What these paintings show is not a celebration of the past but a harsh and honest look at a past that Black describes in her statement as “deceptively rose-colored.”

Unplugged also features Jamie Damon’s charcoal and pastel drawings of celebrities in gas masks, the most prominent of whom is Bill Murray. In “Apocalyptic Bill,” Damon depicts the actor as a blue-eyed, expressionless figure with the mask on his head. This is the only expression that could be expected of Murray, even in the face of the apocalypse. Although the scale of the drawing, approximately 20 inches by 24 inches, feels majestic and even regal, it portrays a wry and defeated Bill perhaps signaling abandonment and defeat versus preparation for survival. It seems to suggest that we too should remove the mask and surrender to the all-consuming fire.

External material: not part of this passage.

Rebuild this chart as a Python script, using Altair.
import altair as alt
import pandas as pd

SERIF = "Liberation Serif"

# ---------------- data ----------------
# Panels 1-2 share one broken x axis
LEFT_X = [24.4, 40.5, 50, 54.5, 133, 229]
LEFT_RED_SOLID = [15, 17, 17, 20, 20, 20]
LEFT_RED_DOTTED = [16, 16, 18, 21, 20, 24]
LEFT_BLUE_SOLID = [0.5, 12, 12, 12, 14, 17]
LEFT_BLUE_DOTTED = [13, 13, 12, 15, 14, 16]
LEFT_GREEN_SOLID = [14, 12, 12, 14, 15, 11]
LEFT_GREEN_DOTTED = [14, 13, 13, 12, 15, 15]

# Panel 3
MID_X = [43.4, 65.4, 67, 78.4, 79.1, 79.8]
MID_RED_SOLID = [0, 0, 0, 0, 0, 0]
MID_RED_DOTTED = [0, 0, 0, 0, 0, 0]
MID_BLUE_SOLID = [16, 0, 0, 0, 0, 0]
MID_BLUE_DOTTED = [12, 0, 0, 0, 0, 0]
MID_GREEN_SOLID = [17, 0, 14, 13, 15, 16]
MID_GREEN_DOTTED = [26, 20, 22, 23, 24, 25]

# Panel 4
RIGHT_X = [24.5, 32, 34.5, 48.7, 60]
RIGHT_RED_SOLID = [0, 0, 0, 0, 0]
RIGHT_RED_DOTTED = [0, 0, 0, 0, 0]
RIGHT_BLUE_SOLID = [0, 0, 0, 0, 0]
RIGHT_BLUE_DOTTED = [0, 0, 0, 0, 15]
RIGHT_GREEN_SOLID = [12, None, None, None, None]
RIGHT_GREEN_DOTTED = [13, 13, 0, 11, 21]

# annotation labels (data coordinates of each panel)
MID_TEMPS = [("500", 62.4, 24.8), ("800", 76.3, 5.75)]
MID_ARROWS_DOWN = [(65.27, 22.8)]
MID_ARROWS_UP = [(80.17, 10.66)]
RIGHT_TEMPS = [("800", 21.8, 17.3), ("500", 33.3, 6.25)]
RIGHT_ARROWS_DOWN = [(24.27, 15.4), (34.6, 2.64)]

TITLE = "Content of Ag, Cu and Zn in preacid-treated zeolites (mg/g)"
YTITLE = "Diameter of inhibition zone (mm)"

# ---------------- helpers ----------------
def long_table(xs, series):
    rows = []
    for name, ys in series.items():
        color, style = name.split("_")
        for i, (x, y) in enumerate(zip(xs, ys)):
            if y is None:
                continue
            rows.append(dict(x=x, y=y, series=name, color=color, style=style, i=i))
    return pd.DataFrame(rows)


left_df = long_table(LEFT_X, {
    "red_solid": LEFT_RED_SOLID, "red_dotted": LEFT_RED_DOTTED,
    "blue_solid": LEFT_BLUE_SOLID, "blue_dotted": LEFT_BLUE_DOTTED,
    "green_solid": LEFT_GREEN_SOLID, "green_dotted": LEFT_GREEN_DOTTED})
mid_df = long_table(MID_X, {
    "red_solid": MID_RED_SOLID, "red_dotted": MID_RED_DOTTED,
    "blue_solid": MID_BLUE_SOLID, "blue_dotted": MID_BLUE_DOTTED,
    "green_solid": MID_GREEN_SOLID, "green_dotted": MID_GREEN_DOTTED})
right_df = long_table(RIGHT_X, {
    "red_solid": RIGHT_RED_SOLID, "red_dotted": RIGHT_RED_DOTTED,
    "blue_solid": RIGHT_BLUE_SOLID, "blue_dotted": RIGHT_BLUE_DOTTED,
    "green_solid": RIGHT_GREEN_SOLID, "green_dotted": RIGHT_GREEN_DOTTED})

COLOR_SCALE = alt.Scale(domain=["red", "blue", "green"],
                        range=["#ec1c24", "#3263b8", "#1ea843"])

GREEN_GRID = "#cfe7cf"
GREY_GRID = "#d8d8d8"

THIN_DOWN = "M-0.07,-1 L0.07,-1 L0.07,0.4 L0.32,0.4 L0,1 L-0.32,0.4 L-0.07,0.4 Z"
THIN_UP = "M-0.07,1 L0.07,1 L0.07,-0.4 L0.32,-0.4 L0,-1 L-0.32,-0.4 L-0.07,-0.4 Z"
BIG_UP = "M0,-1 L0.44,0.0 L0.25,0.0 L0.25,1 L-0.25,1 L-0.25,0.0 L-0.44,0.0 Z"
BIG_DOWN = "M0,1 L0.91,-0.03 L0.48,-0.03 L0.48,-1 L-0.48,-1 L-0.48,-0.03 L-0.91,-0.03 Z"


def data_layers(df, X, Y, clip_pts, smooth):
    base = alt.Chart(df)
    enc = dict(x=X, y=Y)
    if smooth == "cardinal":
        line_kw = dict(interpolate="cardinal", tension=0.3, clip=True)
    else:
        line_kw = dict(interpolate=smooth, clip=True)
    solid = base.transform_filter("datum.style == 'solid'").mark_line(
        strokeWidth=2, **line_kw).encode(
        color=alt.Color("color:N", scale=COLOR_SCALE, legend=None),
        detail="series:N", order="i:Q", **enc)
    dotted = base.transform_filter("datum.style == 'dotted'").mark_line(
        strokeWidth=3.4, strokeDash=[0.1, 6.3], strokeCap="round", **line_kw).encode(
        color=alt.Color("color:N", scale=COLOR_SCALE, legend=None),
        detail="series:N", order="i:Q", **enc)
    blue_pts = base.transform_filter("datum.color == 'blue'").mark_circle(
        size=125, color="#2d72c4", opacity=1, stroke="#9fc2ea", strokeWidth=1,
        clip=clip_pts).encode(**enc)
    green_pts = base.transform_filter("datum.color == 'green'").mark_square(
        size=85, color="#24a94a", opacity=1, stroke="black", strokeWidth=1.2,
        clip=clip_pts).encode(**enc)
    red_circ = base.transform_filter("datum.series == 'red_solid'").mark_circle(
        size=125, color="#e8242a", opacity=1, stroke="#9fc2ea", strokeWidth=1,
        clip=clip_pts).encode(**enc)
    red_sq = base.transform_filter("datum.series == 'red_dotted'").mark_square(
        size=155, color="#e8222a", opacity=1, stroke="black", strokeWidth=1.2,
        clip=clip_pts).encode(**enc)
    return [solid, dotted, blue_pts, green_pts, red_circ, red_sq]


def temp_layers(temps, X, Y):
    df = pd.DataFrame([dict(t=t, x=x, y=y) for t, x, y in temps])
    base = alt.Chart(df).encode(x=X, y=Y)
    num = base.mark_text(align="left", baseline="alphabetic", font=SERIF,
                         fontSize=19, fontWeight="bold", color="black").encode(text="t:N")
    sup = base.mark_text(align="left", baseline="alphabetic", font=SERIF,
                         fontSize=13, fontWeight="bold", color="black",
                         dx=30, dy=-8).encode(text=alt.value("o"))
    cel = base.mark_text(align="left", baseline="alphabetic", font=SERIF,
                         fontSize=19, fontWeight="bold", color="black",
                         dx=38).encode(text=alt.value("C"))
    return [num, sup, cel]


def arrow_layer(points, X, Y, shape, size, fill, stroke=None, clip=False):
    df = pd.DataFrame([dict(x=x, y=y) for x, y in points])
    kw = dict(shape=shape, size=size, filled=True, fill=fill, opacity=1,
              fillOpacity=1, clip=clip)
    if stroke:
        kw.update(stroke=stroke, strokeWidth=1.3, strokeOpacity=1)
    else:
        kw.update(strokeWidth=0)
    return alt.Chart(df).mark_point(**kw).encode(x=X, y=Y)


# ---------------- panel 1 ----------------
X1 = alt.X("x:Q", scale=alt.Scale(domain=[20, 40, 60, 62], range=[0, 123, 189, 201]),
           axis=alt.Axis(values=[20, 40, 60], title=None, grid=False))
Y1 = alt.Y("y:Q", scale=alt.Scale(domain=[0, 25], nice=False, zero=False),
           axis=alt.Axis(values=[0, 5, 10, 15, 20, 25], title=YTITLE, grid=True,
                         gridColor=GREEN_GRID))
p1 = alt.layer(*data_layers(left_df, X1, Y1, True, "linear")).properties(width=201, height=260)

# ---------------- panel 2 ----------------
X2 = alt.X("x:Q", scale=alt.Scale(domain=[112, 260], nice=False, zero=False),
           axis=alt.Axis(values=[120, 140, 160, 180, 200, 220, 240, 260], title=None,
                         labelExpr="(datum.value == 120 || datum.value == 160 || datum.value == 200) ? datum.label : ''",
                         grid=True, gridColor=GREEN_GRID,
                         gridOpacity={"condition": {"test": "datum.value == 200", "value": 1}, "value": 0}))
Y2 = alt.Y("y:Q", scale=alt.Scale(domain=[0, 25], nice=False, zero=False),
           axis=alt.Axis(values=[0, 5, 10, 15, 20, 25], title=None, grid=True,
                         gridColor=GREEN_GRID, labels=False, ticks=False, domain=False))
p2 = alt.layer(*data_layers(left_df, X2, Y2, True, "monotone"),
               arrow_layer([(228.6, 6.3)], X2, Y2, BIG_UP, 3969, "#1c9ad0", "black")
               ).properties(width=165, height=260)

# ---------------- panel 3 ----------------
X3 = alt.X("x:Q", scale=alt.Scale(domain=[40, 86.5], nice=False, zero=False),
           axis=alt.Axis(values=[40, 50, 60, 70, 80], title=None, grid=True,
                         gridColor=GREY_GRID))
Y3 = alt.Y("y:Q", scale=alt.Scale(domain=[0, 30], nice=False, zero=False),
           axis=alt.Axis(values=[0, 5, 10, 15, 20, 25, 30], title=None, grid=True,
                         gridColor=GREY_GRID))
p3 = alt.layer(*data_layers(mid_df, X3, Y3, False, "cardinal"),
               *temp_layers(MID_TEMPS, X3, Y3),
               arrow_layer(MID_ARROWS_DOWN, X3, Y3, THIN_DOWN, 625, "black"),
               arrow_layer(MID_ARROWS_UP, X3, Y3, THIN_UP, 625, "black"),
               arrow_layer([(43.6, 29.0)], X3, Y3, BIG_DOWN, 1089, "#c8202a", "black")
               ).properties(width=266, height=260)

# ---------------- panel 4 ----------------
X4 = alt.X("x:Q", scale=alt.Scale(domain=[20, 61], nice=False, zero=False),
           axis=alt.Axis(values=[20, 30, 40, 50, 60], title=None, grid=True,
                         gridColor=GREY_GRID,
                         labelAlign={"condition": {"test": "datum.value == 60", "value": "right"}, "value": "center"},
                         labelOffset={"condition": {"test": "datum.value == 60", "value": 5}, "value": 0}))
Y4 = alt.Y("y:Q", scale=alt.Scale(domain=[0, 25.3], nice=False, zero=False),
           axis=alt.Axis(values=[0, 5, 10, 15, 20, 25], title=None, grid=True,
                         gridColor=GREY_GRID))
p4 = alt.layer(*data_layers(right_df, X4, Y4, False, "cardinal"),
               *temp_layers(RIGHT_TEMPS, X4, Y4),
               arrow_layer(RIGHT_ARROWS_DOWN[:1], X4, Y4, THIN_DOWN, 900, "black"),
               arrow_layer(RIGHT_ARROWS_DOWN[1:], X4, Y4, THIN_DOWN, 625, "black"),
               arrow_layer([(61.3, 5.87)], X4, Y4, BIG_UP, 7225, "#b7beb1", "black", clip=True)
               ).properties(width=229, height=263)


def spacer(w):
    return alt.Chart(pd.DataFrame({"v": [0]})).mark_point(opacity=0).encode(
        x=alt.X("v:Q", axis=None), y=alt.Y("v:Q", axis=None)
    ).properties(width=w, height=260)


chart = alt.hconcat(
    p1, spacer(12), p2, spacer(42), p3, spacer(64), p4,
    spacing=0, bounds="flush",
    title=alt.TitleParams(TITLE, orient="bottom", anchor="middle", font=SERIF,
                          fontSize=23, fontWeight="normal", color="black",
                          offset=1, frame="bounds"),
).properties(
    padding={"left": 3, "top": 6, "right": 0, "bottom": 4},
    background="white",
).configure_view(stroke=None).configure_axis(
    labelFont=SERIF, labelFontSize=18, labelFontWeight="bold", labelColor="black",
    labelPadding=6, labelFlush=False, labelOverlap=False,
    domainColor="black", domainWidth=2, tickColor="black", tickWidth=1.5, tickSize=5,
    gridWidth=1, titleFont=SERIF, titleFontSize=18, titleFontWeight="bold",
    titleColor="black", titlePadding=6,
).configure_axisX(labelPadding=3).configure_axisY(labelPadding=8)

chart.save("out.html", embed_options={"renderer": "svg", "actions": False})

Kate Stipp’s Tea Party series reveals poise and complexity.

Interspersed among the other works in Unplugged is Kate Stipp’s Tea Party series: a group of small oil paintings showing women precariously balancing teacups on their heads. The masterfully painted portraits, some on panel and others on canvas, hover on the surface of lush pastel backgrounds, some of which are covered in blossoms that repeat in the teacups and saucers placed on the heads of the women in the paintings. They are reminiscent of the paintings by the Pre-Raphaelite Brotherhood in the mid-19th century, whose allegorical subject matters aspired to a more classical sentiment. Stipp’s paintings, however, find her subjects emerging from their stylized backgrounds with enough grace to balance our expectations with their transcendence. Even when that emergence feels a bit shaky, the subjects’ rigid poses defy uncertainty to reveal poise and complexity.

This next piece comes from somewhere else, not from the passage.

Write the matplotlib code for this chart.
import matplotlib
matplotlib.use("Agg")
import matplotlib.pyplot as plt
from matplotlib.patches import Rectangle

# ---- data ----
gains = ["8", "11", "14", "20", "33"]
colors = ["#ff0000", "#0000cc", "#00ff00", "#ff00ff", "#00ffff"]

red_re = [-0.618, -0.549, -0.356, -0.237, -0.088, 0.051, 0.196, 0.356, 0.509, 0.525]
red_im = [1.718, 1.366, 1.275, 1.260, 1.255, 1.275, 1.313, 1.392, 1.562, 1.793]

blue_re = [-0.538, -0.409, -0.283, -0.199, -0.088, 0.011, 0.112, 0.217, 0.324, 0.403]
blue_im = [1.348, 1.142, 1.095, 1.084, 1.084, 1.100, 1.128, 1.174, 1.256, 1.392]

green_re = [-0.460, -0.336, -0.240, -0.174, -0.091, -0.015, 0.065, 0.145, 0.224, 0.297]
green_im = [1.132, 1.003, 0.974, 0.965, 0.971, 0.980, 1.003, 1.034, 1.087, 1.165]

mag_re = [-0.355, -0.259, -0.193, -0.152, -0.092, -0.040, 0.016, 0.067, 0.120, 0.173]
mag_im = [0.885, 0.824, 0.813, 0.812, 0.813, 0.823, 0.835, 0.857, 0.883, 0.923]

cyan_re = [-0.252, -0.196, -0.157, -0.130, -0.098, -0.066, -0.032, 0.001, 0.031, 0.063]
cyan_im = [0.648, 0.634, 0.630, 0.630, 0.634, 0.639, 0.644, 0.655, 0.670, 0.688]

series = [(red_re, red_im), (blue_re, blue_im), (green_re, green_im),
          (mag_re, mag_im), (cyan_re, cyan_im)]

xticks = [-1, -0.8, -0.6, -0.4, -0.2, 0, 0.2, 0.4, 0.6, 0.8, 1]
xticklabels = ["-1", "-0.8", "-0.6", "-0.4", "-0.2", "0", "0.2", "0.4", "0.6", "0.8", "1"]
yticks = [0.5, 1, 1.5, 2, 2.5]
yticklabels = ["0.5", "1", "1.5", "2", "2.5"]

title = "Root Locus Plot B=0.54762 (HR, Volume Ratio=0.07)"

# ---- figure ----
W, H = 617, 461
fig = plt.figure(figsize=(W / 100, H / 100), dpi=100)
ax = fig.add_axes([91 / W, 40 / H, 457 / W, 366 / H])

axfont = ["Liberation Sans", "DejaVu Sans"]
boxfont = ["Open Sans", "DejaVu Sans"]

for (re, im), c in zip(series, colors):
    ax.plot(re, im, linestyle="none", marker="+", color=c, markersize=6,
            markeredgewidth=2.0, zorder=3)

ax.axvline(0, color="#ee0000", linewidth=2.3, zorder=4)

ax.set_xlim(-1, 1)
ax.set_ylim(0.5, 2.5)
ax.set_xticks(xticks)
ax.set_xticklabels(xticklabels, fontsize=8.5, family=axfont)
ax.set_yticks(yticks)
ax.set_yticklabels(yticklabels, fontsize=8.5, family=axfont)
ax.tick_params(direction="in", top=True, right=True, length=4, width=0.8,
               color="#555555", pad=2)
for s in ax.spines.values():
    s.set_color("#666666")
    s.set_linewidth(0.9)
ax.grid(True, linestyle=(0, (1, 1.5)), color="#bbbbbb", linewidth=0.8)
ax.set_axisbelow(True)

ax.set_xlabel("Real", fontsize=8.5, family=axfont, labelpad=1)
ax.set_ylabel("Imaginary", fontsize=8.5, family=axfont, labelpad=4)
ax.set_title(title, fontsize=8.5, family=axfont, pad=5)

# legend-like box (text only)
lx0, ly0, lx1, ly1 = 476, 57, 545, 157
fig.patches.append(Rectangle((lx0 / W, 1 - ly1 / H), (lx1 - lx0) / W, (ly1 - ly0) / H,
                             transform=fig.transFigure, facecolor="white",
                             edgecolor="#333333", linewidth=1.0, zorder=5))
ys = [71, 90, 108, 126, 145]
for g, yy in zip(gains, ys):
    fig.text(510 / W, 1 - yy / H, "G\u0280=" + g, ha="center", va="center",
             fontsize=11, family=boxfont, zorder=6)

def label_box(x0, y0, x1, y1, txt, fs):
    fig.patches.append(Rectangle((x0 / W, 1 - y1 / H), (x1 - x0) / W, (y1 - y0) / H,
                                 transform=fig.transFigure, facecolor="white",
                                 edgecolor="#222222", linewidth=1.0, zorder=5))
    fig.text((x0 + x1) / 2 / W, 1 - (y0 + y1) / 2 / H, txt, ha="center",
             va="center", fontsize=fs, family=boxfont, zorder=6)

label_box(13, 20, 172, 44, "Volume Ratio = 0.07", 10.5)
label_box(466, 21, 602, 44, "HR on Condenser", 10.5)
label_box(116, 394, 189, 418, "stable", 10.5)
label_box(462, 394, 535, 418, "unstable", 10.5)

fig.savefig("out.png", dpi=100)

What Kate, Jamie, Rachel, and Sam collectively reveal in Unplugged is a disconnection from preconceived notions and expectations that anchor us to the past or deny us a connection to the richness of the present. Beauty, nostalgia, and expectations are our ways of understanding each other, and Unplugged urges us toward a deeper connection to that understanding.

Unplugged

Thru Jan 7 at Gallery 414, 414 Templeton Dr, FW. Free. 817-336-6595.